Charles Thomson Translates the Bible
After retiring as Secretary of the Continental Congress in 1789, Charles Thomson began translating the Bible from Greek into English. After 19 years of work on it, he published the first translation of the Septuagint, the version of the Old Testament in use at the time of Jesus, whose references to the Old Testament are from the Septuagint. Thomson also published a translation of the New Testament.
A biblical historian commented in 1936: "For clearness, force and felicitous language, it would be difficult to surpass Thomson's translation, especially of the New Testament."
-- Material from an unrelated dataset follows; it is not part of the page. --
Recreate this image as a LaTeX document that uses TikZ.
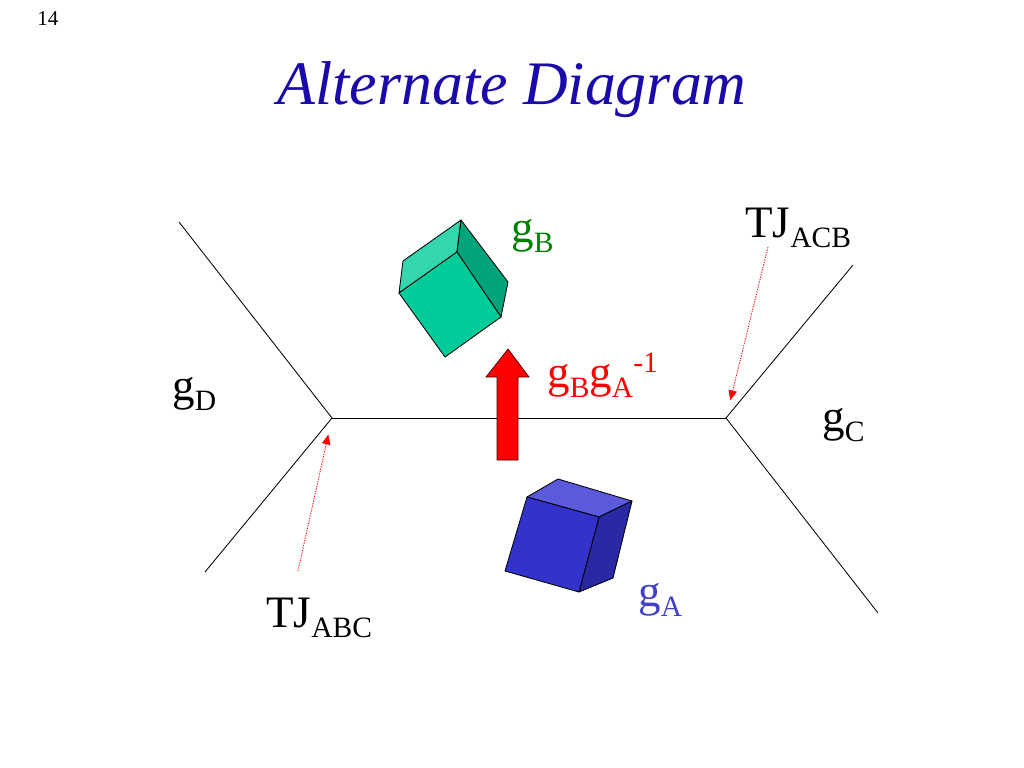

"This solitary and unaided scholar... has yet produced a work which may well challenge comparison with the best results of the united labors, during the last ten years, of two companies containing thirty or forty of the best scholars in England and America." Dr. Francis Bowen, Harvard College, 1890
Excerpts from the Thomson Bible
In the beginning God made the heavens and the earth. And the earth was invisible and unfurnished and there was darkness over this abyss, and a breath of God was brought on above the water.
The 23rd Psalm:
The Lord is my shepherd. I shall want nothing. In a verdant pasture he hath fixed my abode. He hath fed me by gently flowing water and restored my soul. He hath led me in paths of righteousness for his name's sake. For though I walk amidst the shades of death: I will fear no ills, because thou art with me; thy rod and thy staff have been my comfort. Thou hast spread a table before me; in the presence of them who afflict me. With oil thou hast anointed my head; and thine exhilarating cup is the very best. Thy mercy will surely follow me all the days of my life; and my dwelling shall be in the house of the Lord to the length of days.
Endeavoring for "truth with the utmost ingenuity," for nearly two decades Thomson applied his considerable scholarship and penchant for accuracy to creating the most precise translation of this book whose language is so vital.
Dr. Bruce M. Metzger, a biblical scholar at Princeton Theological Seminary said in 1993: "When one considers the limited research tools that were available to Thomson, as well as the extent of the entire Bible, his diligence in producing a translation of the entire Bible is remarkable. Furthermore, his sensitivity to English style and such matters means that, on the whole, his rendering of the New Testament is, in some passages, superior to that of the King James version."
Few copies remain of the original one thousand published editions of Thomson's four-volume 1808 translation.